Later, two other figures rose to prominence among the Trotskyites that would come to shape Shachtmanite Trotskyism as it developed: Hal Draper and Tony Cliff. Draper was part of the group who split with Shachtman from SWP, while Cliff was a founder of British Trotskyism.
To put it briefly, Hal Draper argued that so-called “Stalinism” (that is, Marxism-Leninism) represented “socialism from above” whereas Trotskyism represented “socialism from below.” According to Draper, “Stalinism” imposes socialism on the masses “from above” while Trotskyism seeks the “self-emancipation” of the masses, “from below.” Of course, this is nonsense, as anyone with experience with either can attest.
Anyone who has ever encountered Trotskyism in practice can attest to its commandist, rule-or-ruin methods among the masses. This is what working class “self-emancipation” by the Trotskyites looks like! On the contrary, the Marxist-Leninist organizational method of the mass line, based on the principle of “from the masses to the masses'' represents the dialectical method of leadership, where correct ideas are drawn from the felt needs of the masses, concentrated and honed by theory, and then propagated among the masses through struggle. This is the way to build towards revolution. “Socialism from above” and “socialism from below” aren’t metaphysically separated as the Trotskyites would have it, but are dialectically intertwined.
Tony Cliff was a British Trotskyite who disagreed outwardly with Max Shachtman on many points, but truly represents an extension of his Third Camp theory. Cliff’s book State Capitalism in Russia critiques Trotsky’s theory of the “degenerated or deformed workers states” and Shachtman’s theory of “bureaucratic collectivism” in favor of the theory that the socialist countries are “state capitalist.”
According to Cliff, the socialist countries are “state capitalist” because the Law of Value still operates, they still engage in commodity production, and surplus value still exists. Cliff argues that a “permanent arms economy” prevents cyclical crises, ignoring the fact that constant military spending isn’t sufficient to prevent crises of overproduction in the imperialist countries. Regarding countries like Cuba and China, that Trotsky would call “deformed workers states,” Cliff says they are undergoing “deflected, state capitalist, permanent revolution.”
The simple truth is that Cliff argues from an idealist position. He fails to understand, as outlined by Marx in “Critique of the Gotha Program” and further explained by Lenin in The State and Revolution, that socialism cannot help but carry forward elements of capitalism. In reality, however, the fundamental contradiction of capitalism is the contradiction between socialized production and private accumulation. This contradiction is at the heart of the crises that plague capitalism over and over again. The reason the socialist countries don’t experience these crises is that this contradiction largely no longer exists in socialist countries, or where it does it is only on a very small scale. The commanding heights of the economy in the socialist countries are controlled by the state, and the value created by the workers goes primarily into the betterment of society rather than the pockets of the members of the capitalist class.

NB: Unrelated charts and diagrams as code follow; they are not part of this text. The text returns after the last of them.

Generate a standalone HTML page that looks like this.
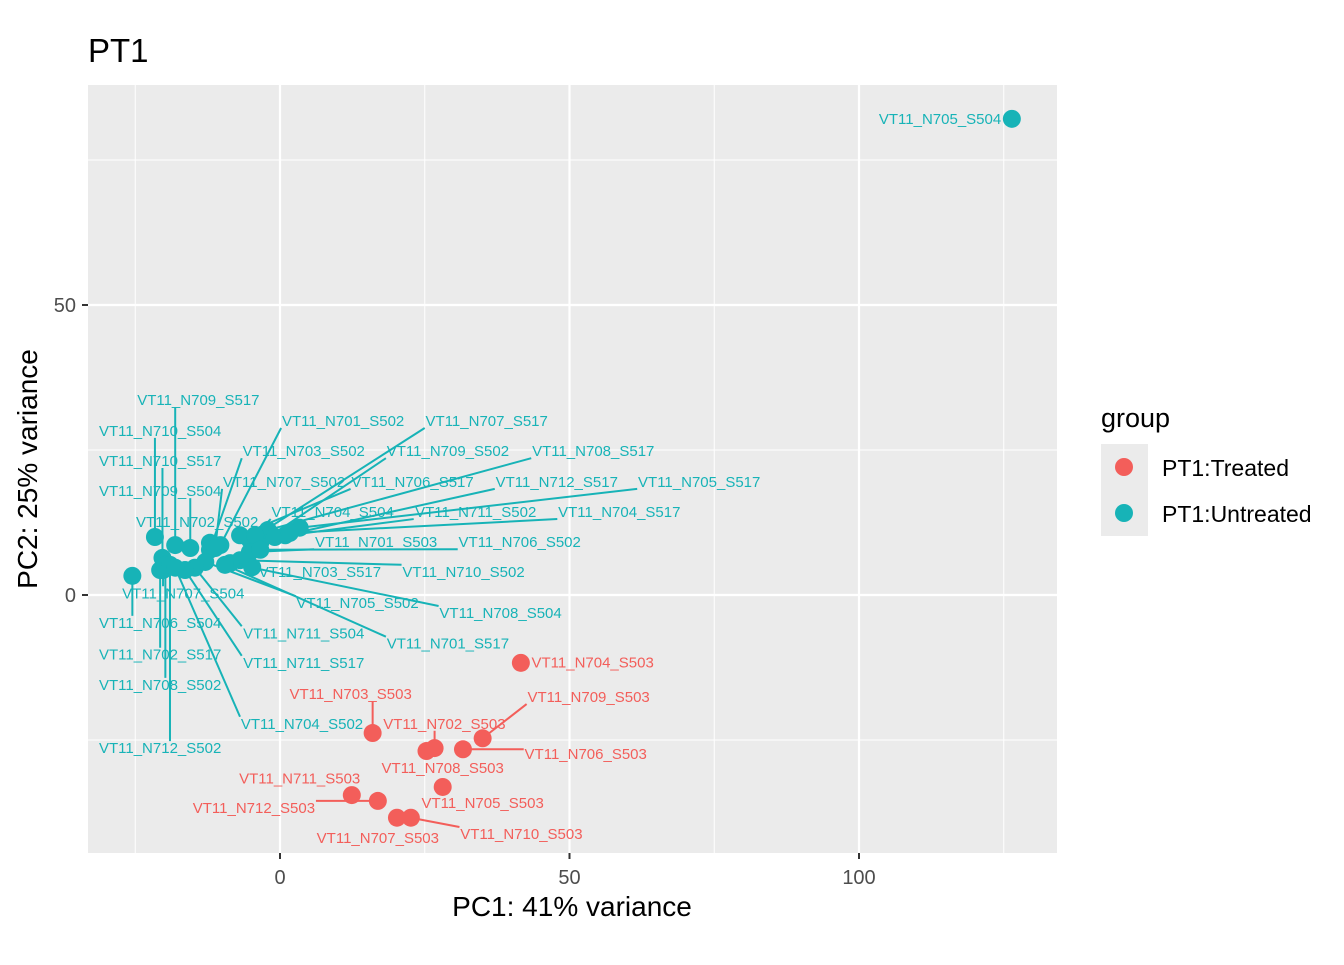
<!DOCTYPE html>
<html><head><meta charset="utf-8"><style>
body{margin:0;background:#fff;}
svg text{font-family:"Liberation Sans",Arial,sans-serif;}
</style></head><body>
<svg id="chart" width="1344" height="960" xmlns="http://www.w3.org/2000/svg">
<rect width="1344" height="960" fill="#fff"/>
<text x="88" y="62" font-size="33" fill="#000">PT1</text>
<rect x="88" y="85" width="969" height="768" fill="#ebebeb"/>
<g id="grid"></g>
<g id="segs"></g>
<g id="pts"></g>
<g id="labs"></g>
<g id="axes"></g>
<text x="572" y="916" font-size="28" text-anchor="middle" fill="#000">PC1: 41% variance</text>
<text transform="translate(37,469) rotate(-90)" font-size="28" text-anchor="middle" fill="#000">PC2: 25% variance</text>
<g>
<text x="1101" y="427" font-size="27" fill="#000">group</text>
<rect x="1101" y="444" width="47" height="92" fill="#ebebeb"/>
<circle cx="1124" cy="467" r="9" fill="#F35E5A"/>
<circle cx="1124" cy="513" r="9" fill="#17B3B7"/>
<text x="1162" y="476" font-size="23" fill="#000">PT1:Treated</text>
<text x="1162" y="522" font-size="23" fill="#000">PT1:Untreated</text>
</g>
</svg>
<script>
const names = ["VT11_N704_S503","VT11_N703_S503","VT11_N702_S503","VT11_N708_S503","VT11_N706_S503","VT11_N709_S503","VT11_N705_S503","VT11_N711_S503","VT11_N712_S503","VT11_N707_S503","VT11_N710_S503",
"VT11_N709_S517","VT11_N710_S504","VT11_N710_S517","VT11_N709_S504","VT11_N702_S502","VT11_N707_S504","VT11_N706_S504","VT11_N702_S517","VT11_N708_S502","VT11_N712_S502","VT11_N701_S502","VT11_N707_S517","VT11_N703_S502","VT11_N709_S502","VT11_N708_S517","VT11_N707_S502","VT11_N706_S517","VT11_N712_S517","VT11_N705_S517","VT11_N704_S504","VT11_N711_S502","VT11_N704_S517","VT11_N701_S503","VT11_N706_S502","VT11_N703_S517","VT11_N710_S502","VT11_N705_S502","VT11_N708_S504","VT11_N711_S504","VT11_N701_S517","VT11_N711_S517","VT11_N704_S502","VT11_N705_S504"];
const groups = ["T","T","T","T","T","T","T","T","T","T","T","U","U","U","U","U","U","U","U","U","U","U","U","U","U","U","U","U","U","U","U","U","U","U","U","U","U","U","U","U","U","U","U","U"];
const pc1 = [41.6,16.0,26.7,25.3,31.6,35.0,28.1,12.4,16.9,20.2,22.6,
-18.1,-21.6,-20.3,-15.5,-12.1,-20.2,-25.5,-20.7,-19.8,-19.0,-10.3,-5.2,-12.1,-3.4,-2.1,-11.2,-6.9,0.9,3.4,-4.3,-0.9,1.7,-5.2,-3.4,-4.8,-6.9,-12.9,-8.6,-14.7,-9.5,-16.4,-18.1,126.4];
const pc2 = [-11.7,-23.8,-26.4,-26.9,-26.6,-24.7,-33.1,-34.5,-35.5,-38.4,-38.4,
8.6,10.0,6.4,8.1,9.0,4.3,3.3,4.3,5.2,5.2,8.6,9.5,7.8,9.0,11.2,8.1,10.3,10.3,11.6,10.3,10.0,10.7,7.4,7.8,4.8,6.0,5.7,5.5,4.7,5.2,4.3,4.7,82.1];
const labX = [54.0,12.2,28.4,28.1,52.8,53.3,35.0,3.4,-4.5,16.9,41.7,
-14.1,-20.7,-20.7,-20.7,-14.3,-16.7,-20.7,-20.7,-20.7,-20.7,10.9,35.7,4.1,29.0,54.1,0.7,22.9,47.8,72.4,9.1,33.8,58.6,16.6,41.4,6.9,31.7,13.4,38.1,4.1,29.0,4.1,3.8,114.0];
const labY = [-11.6,-17.1,-22.2,-29.8,-27.4,-17.6,-35.9,-31.6,-36.7,-41.9,-41.2,
33.6,28.3,23.1,17.9,12.6,0.3,-4.8,-10.3,-15.5,-26.4,30.0,30.0,24.8,24.8,24.8,19.5,19.5,19.5,19.5,14.3,14.3,14.3,9.1,9.1,4.0,4.0,-1.4,-3.1,-6.6,-8.4,-11.7,-22.2,82.1];
const xTicks = [0,50,100], yTicks = [0,50];
const xMinor = [-25,25,75,125], yMinor = [-25,25,75];

const X = v => 280 + v*5.79;
const Y = v => 595 - v*5.8;
const NS = "http://www.w3.org/2000/svg";
function mk(tag, parent, attrs){const e=document.createElementNS(NS,tag);for(const k in attrs)e.setAttribute(k,attrs[k]);document.getElementById(parent).appendChild(e);return e;}
const col = g => g==="T" ? "#F35E5A" : "#17B3B7";

xMinor.forEach(v=>{const l=mk("line","grid",{x1:X(v),x2:X(v),y1:85,y2:853,stroke:"#fff","stroke-width":1});

});
yMinor.forEach(v=>{const l=mk("line","grid",{x1:88,x2:1057,y1:Y(v),y2:Y(v),stroke:"#fff","stroke-width":1});

});
xTicks.forEach(v=>{const l=mk("line","grid",{x1:X(v),x2:X(v),y1:85,y2:853,stroke:"#fff","stroke-width":2.2});


const t=mk("line","axes",{x1:X(v),x2:X(v),y1:853,y2:859,stroke:"#333","stroke-width":2});


const tx=mk("text","axes",{x:X(v),y:884,"font-size":20,"text-anchor":"middle",fill:"#4d4d4d"});tx.textContent=v;

});
yTicks.forEach(v=>{const l=mk("line","grid",{x1:88,x2:1057,y1:Y(v),y2:Y(v),stroke:"#fff","stroke-width":2.2});


const t=mk("line","axes",{x1:82,x2:88,y1:Y(v),y2:Y(v),stroke:"#333","stroke-width":2});


const tx=mk("text","axes",{x:76,y:Y(v)+7,"font-size":20,"text-anchor":"end",fill:"#4d4d4d"});tx.textContent=v;

});

const HW = 62, HH = 7;
names.forEach((n,i)=>{
  const px=X(pc1[i]), py=Y(pc2[i]), lx=X(labX[i]), ly=Y(labY[i]);
  const nx=Math.max(lx-HW,Math.min(px,lx+HW)), ny=Math.max(ly-HH,Math.min(py,ly+HH));
  const d=Math.hypot(nx-px,ny-py);
  if(d>14){
    const s=mk("line","segs",{x1:px,y1:py,x2:nx,y2:ny,stroke:col(groups[i]),"stroke-width":2});
    
    
  }
  const c=mk("circle","pts",{cx:px,cy:py,r:9,fill:col(groups[i])});
  
  
  const t=mk("text","labs",{x:lx,y:ly+5,"font-size":15,"text-anchor":"middle",fill:col(groups[i])});
  t.textContent=n;
  
  
});
</script>
</body></html>
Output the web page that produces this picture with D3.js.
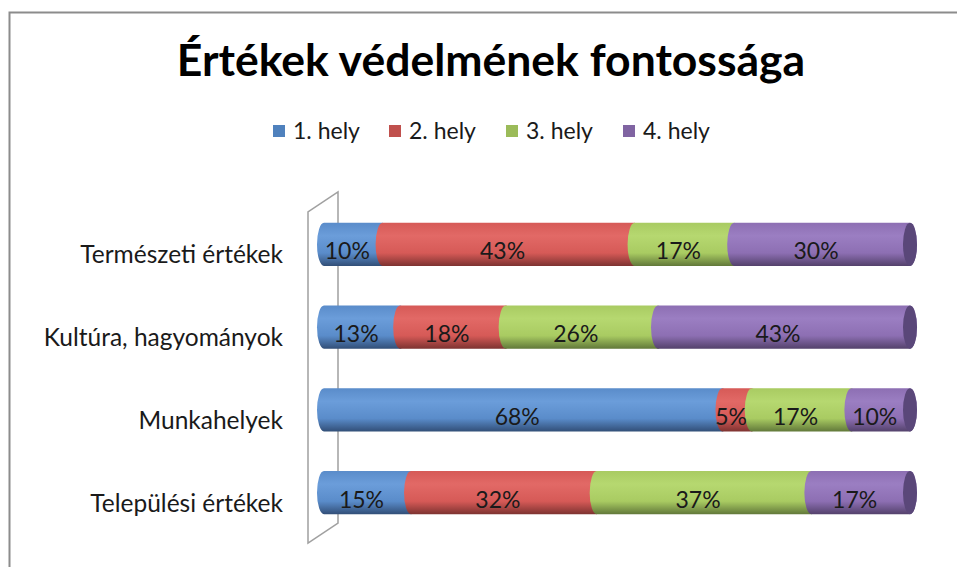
<!DOCTYPE html>
<html><head><meta charset="utf-8">
<script src="https://cdn.jsdelivr.net/npm/d3@7"></script>
<style>body{margin:0;background:#fff}svg{display:block}</style>
</head><body>
<script>
const categories = ["Természeti értékek","Kultúra, hagyományok","Munkahelyek","Települési értékek"];
const seriesNames = ["1. hely","2. hely","3. hely","4. hely"];
const hely1 = [10,13,68,15];
const hely2 = [43,18,5,32];
const hely3 = [17,26,17,37];
const hely4 = [30,43,10,17];
const title = "Értékek védelmének fontossága";

const W=957,H=567;
const svg=d3.select("body").append("svg").attr("width",W).attr("height",H);
const defs=svg.append("defs");
const palettes=[
 {base:"#4f81bd",top:"#5a8cca",light:"#6b9dda",dark:"#324f78",cap:"#2f4a70"},
 {base:"#c0504d",top:"#d65a57",light:"#e26966",dark:"#7e3331",cap:"#7a302e"},
 {base:"#9bbb59",top:"#a9cb62",light:"#b6d870",dark:"#62793a",cap:"#5f7436"},
 {base:"#8064a2",top:"#8d6fb3",light:"#9b7ec2",dark:"#54426c",cap:"#5a4779"}
];
palettes.forEach((p,i)=>{
  const g=defs.append("linearGradient").attr("id","g"+i).attr("x1",0).attr("y1",0).attr("x2",0).attr("y2",1);
  g.append("stop").attr("offset",0).attr("stop-color",p.top);
  g.append("stop").attr("offset",0.3).attr("stop-color",p.light);
  g.append("stop").attr("offset",0.7).attr("stop-color",p.top);
  g.append("stop").attr("offset",1).attr("stop-color",p.dark);
});

// frame
svg.append("path").attr("d","M9.5,567 V12.5 H957").attr("fill","none").attr("stroke","#8c8c8c").attr("stroke-width",2);

svg.append("text").attr("x",491).attr("y",76).attr("text-anchor","middle")
 .attr("font-family","Lato, 'Open Sans', sans-serif").attr("font-weight","bold").attr("font-size",44.5)
 .attr("fill","#000").text(title);

// legend
const legX=[273,389,506,623];
seriesNames.forEach((s,i)=>{
  svg.append("rect").attr("x",legX[i]).attr("y",125).attr("width",12).attr("height",12).attr("fill",palettes[i].base);
  svg.append("text").attr("x",legX[i]+20).attr("y",139).attr("font-family","Lato, sans-serif").attr("font-size",23).attr("fill","#1a1a1a").text(s);
});

const x=d3.scaleLinear().domain([0,1]).range([324,910]);
const y=d3.scaleBand().domain(categories).range([203,534]).paddingInner(0.48).paddingOuter(0.24);

// back wall
svg.append("path").attr("d","M308,543 V212 L338,192 V523 Z").attr("fill","none").attr("stroke","#a0a0a0").attr("stroke-width",1.5);

const rows=categories.map((c,i)=>({cat:c,vals:[hely1[i],hely2[i],hely3[i],hely4[i]]}));
const rx=7;
rows.forEach(r=>{
  const tot=d3.sum(r.vals);
  let acc=0;
  const y0=y(r.cat), y1=y0+y.bandwidth(), ry=y.bandwidth()/2, cy=y0+ry;
  const segs=r.vals.map((v,i)=>{const s={i,v,a:acc/tot,b:(acc+v)/tot};acc+=v;return s;});
  const g=svg.append("g");
  segs.forEach(s=>{
    const xa=x(s.a), xb=x(s.b);
    g.append("path").attr("d",`M${xa},${y0} L${xb},${y0} A${rx},${ry} 0 0 1 ${xb},${y1} L${xa},${y1} A${rx},${ry} 0 0 1 ${xa},${y0} Z`)
     .attr("fill",`url(#g${s.i})`);
  });
  const last=segs[segs.length-1];
  g.append("ellipse").attr("cx",x(last.b)).attr("cy",cy).attr("rx",rx).attr("ry",ry).attr("fill",palettes[last.i].cap);
  segs.forEach(s=>{
    g.append("text").attr("x",(x(s.a)+x(s.b))/2-6).attr("y",cy+15).attr("text-anchor","middle")
     .attr("font-family","Lato, sans-serif").attr("font-size",23).attr("fill","#1a1a1a").text(s.v+"%");
  });
  svg.append("text").attr("x",283).attr("y",cy+19).attr("text-anchor","end")
   .attr("font-family","Lato, sans-serif").attr("font-size",24.5).attr("fill","#1a1a1a").text(r.cat);
});
</script>
</body></html>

Of course, problems exist in the socialist countries. Contradictions continue in the period of the socialist transition, including classes and class struggle. But socialism’s reason for existence is to eliminate those problems step by step. This demands a scientific and materialist approach, starting not with ideals, but with the way things really are.
In the United States, the most significant group to come out of this current was the International Socialist Organization (ISO), a group that constantly placed itself on the wrong side of nearly every struggle. The ISO were Third Camp Trotskyites who drew heavily from Draper and Cliff. They opposed the anti-imperialist struggles and the socialist countries internationally, and took either a rule-or-ruin approach to the mass struggles here, or merely shouted from the sidelines. Like the SWP in the 1930s, with its dissolution and entry into the Socialist Party to commandeer the SP or steal away its members, history has repeated itself with the ISO. The ISO likewise dissolved itself in 2019, and by now most of its former members are hiding out in the social-democratic big-tent organization, the Democratic Socialists of America (DSA).
These modern-day Shachtmanites now try to inject their petty bourgeois ideology into the people’s struggles through DSA. For example, in an article from June 23, 2023 in The Tempest, entitled “Time for DSA’s internationalists to show solidarity with Ukraine,” they argue for the U.S. State Department’s line of support for the U.S./NATO proxy war in Ukraine against Russia and argue in favor of U.S. taxpayer money funding arms for Ukrainian forces. This position only diverts money away from people’s needs at home while supporting the imperialist war waged by the United States. It is shameful for so-called “socialists” and “internationalists” to support the cynical scheme to send the Ukrainian people to die as proxies for the hegemonic ambitions of the U.S. monopoly capitalist class and their NATO allies. U.S. imperialism is the main enemy of the working class and oppressed people of the world. This is a point these “third camp” Trotskyites emphatically refuse to understand.
From every angle, beginning with Trotsky himself and moving through Cannon and Shachtman to Draper and Cliff, Trotskyism again and again presents itself as a lapdog of the U.S. ruling class against socialism and anti-imperialist struggles. Under the cover of its demand for “socialism from below” it opposes socialism everywhere it exists. While pretending to uphold proletarian democracy, it approaches the masses with a sectarian and dogmatic rule-or-ruin attitude. It is an ideology that has failed to lead a successful revolution anywhere, and it is a trap laid at the feet of the workers movement. It is an important task of Marxist-Leninists to expose the true nature of this ideology everywhere it rears its head.